Ethiopia Moves to Raise National Savings Rate as It Looks to Boost Growth
The Ethiopian central bank’s decision to raise the minimum deposit rate at commercial banks to 5 percent from 4 percent and create government bonds for individual savers aims to boost the country’s low savings rate, a bank official said.
The nation saved 2.3 percent of its gross domestic product in 2009, according to World Bank statistics. Its neighbors Kenya and Sudan saved 9.7 percent and 25.7 percent respectively.
“It is assumed there are a lot of savings outside the banking system,” Alemayehu Kebede, a spokesman for the central bank, said in an interview in the capital, Addis Ababa, yesterday. “These measures will attract those savings, especially in rural areas.”
Increased savings would help the government finance its five-year growth plan that aims to boost growth to as much as 14.9 percent a year, Prime Minister Meles Zenawi said on Dec. 2.

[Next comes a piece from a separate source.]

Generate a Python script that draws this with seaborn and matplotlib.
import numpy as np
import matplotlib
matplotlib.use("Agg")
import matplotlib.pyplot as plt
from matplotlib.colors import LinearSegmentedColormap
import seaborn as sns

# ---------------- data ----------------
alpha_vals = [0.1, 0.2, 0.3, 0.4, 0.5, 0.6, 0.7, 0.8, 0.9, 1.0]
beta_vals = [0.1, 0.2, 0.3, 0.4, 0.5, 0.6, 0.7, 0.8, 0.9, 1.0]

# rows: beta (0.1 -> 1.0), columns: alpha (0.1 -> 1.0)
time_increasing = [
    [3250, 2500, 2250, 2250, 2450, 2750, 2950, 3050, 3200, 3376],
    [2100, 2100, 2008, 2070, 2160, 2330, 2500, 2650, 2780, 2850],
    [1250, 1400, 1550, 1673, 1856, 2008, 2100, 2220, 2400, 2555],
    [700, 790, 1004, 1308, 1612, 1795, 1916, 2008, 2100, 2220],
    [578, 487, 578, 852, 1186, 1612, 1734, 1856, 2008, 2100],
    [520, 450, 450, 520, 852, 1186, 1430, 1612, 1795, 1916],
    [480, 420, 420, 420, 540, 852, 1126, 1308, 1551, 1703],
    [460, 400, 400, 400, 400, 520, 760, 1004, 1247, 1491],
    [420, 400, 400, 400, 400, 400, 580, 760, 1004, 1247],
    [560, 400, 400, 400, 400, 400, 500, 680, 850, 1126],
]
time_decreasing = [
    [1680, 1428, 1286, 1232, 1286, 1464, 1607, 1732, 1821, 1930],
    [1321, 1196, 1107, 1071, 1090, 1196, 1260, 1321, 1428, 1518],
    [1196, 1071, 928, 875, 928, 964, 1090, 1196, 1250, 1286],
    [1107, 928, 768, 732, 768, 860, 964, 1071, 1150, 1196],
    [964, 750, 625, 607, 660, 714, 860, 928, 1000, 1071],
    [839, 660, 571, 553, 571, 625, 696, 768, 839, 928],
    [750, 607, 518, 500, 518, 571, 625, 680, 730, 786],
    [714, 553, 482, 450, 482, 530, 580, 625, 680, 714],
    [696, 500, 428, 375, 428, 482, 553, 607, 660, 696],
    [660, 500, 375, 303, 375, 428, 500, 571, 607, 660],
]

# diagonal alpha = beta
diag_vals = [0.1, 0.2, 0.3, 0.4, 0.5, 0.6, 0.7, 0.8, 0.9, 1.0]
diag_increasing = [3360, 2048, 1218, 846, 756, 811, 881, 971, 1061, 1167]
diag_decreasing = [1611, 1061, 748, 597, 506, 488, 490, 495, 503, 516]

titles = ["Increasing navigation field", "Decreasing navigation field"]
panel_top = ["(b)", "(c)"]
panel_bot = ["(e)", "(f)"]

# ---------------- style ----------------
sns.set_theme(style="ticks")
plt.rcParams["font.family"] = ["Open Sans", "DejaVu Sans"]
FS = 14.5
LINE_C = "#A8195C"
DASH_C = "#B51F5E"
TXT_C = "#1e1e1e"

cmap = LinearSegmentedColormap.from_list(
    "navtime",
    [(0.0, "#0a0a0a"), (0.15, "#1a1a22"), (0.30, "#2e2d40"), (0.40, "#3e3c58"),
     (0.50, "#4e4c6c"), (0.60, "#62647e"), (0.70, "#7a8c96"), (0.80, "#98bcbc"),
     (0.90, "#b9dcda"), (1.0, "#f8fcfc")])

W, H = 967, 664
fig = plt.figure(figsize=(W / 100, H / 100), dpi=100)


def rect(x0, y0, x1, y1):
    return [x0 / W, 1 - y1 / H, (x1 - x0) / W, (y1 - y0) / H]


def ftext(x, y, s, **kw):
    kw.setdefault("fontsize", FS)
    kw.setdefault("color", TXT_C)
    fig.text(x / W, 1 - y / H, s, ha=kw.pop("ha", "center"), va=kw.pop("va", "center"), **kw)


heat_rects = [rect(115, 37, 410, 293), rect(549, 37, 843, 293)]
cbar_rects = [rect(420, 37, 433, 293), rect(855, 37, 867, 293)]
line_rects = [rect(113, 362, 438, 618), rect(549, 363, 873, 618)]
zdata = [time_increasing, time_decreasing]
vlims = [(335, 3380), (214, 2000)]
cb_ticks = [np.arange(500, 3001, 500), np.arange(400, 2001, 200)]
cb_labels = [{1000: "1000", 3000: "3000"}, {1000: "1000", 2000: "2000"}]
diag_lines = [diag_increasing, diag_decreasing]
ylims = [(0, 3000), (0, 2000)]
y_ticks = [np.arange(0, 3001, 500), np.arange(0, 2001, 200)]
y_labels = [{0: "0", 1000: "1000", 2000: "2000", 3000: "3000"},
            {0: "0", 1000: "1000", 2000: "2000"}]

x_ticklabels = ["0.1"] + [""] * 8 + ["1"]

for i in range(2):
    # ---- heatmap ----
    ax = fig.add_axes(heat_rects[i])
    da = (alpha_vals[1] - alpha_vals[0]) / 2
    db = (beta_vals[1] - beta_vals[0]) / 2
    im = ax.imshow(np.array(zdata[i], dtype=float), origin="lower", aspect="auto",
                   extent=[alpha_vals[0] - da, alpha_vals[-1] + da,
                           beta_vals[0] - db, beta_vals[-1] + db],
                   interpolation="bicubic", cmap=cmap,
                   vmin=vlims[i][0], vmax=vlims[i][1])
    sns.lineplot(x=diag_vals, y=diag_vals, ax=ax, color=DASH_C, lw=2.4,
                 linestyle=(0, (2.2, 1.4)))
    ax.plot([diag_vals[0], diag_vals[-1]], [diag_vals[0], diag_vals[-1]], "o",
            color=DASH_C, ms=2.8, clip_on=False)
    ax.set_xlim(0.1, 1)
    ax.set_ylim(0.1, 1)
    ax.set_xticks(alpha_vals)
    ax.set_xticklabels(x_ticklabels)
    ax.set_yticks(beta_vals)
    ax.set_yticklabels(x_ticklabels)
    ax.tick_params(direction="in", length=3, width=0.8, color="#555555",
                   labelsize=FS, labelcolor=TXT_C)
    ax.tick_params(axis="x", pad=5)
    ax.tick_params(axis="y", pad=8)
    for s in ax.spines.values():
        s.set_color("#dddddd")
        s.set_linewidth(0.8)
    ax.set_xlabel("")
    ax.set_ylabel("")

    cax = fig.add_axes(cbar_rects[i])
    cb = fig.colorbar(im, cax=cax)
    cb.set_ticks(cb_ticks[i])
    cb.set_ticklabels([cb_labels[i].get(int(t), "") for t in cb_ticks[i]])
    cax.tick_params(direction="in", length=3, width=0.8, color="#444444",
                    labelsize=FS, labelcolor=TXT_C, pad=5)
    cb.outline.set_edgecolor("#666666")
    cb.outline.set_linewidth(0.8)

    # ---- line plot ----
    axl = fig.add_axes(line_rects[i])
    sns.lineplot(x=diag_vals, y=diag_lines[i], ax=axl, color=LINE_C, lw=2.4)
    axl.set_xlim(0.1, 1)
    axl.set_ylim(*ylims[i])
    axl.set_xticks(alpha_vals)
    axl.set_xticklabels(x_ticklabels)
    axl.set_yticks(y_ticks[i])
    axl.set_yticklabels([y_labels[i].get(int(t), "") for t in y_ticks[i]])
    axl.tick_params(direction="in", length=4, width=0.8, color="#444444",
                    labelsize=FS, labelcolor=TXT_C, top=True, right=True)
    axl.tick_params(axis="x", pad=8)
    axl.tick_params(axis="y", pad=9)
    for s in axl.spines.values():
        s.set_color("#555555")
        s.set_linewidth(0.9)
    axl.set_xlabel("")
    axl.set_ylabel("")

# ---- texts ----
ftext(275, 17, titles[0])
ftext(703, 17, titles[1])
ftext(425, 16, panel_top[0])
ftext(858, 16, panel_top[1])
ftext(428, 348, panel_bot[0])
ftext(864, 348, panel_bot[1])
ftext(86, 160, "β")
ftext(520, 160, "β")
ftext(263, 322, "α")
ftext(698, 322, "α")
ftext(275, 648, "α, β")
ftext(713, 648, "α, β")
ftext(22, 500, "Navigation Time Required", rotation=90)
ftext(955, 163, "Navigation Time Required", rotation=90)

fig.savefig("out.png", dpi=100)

The National Bank of Ethiopia raised the deposit rate at all financial institutions effective from Dec. 2. Also introduced were inflation-linked government bonds starting at 500 birr ($30) that will pay an initial rate of 5.5 percent when held for up to five years, and six percent for longer.
Credit caps placed on banks to try and stem inflation that peaked at 64 percent in July 2008 will be “lifted in a very short period of time,” Alemayehu said.